Writing blogs or articles on writing, teaching classes on the subject, even attending said classes is one of the hardest things you can/will ever do. I can stand and tell you the basics of my experiences, or of my fellow writer-friends’ experiences and I can do my best to encourage and support you – but I’ll never be right. If I wrote a book to show you ‘how to write’ and it was read by 100 people I’d be very lucky if I was 25 percent correct.
There are basics every writer should learn. We should all know our grammar, our spelling, how stories form and how characters are created (most of which I’ve been taught and could teach) but after the basics are ingrained in your mind you’re let loose. You can do whatever you want.
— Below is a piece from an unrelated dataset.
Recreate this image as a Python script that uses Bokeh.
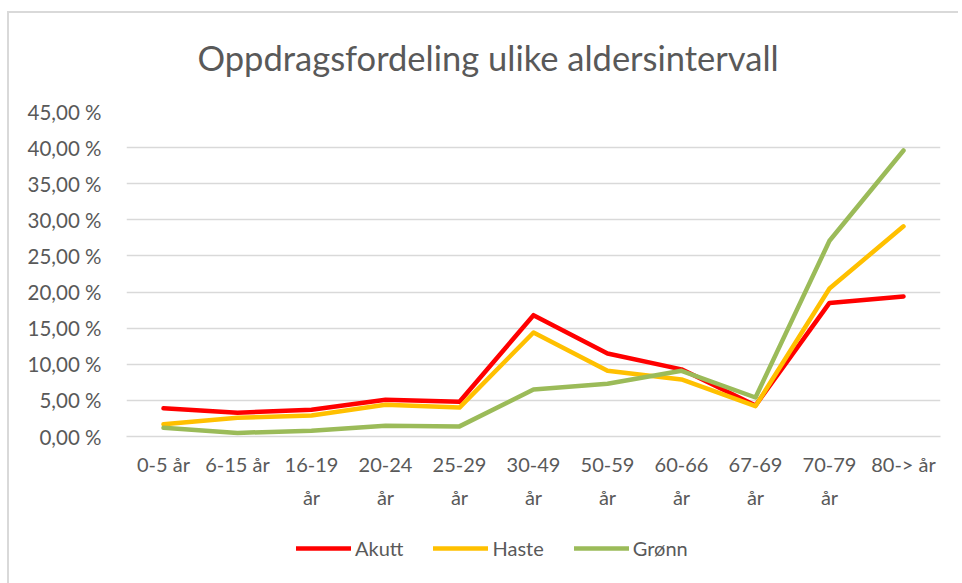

If you want to break these early rules, do it. Experimental literature exists for a reason.
It’s the great thing about any form of art, be it words or painting or even food. It’s all an imperfect jumble of subjective passion. It can be whatever you want it to be; whatever you need it to be at that moment. It grows with us, constantly sliding back and forth through all the stages of life—from first conception to rebellious teen to self-critical adult and then back round again (and not entirely in a linear fashion).
I do believe in learning the fundamentals/the basics of writing, just as I took professional cookery training so I could have the abilities and knowledge needed for experimentation. ‘Go on a course, get a degree, join a writer’s group’ – as a person who’s done all of these and more I can attest to how helpful they can be. They can be a helpful hand or a step towards confidence (and a great place to meet new like-minded people or inspirations for future stories).
But don’t forget that you’ll continue learning throughout your writing career. As your writing flops back and forth through the stages of life so will you. You’ll be confident, miserable, shy, brave and the rules will change as every person in the creative industry changes around you. Everybody needs help with the basics, over and over again, but your words will always be yours.
As I said, previously, I can tell you my experience and I can teach you the basics (the FUN-dementals, excusing the pun) but I can’t control your mind, your imagination. You will always pick out the bits of the self-help book that you want to hear, that you may already partly believe in. Just look at the #WritingCommunity on Twitter, each writer as different as the other but able to communicate and celebrate those differences.
Continue to do this, continue to write. This isn’t something I’ve found easy recently but it is something that I believe in. Books change all the time. So do you. Accept that and you’ll hopefully find the words to say how your experience can help someone else.
And don’t assume there’s a fix-all for writer’s block. I’m learning the hard way that there isn’t.
The simple answer for ‘how to write’, beyond all the guff and ‘experience of others’ is to keep writing, keep reading and keep caring. With this as your mantra and as your guide to writing then you should be just fine, degree or no degree.
Small Note: I know. This is a short post. I’ve been struggling with finding words recently, due to being close to the opening of my own writer’s retreat and stress increasing because of it (a great discourager from writing). Soon, it’ll be open and I’ll hopefully get to meet some of you amazing writers in person.
And a quick announcement: due to lack of money I will be merging all past and future posts on literaryonions.com into literaryscribbles.com. Nothing will change for you on this site, other than some amazing food creations and book reviews coming your way.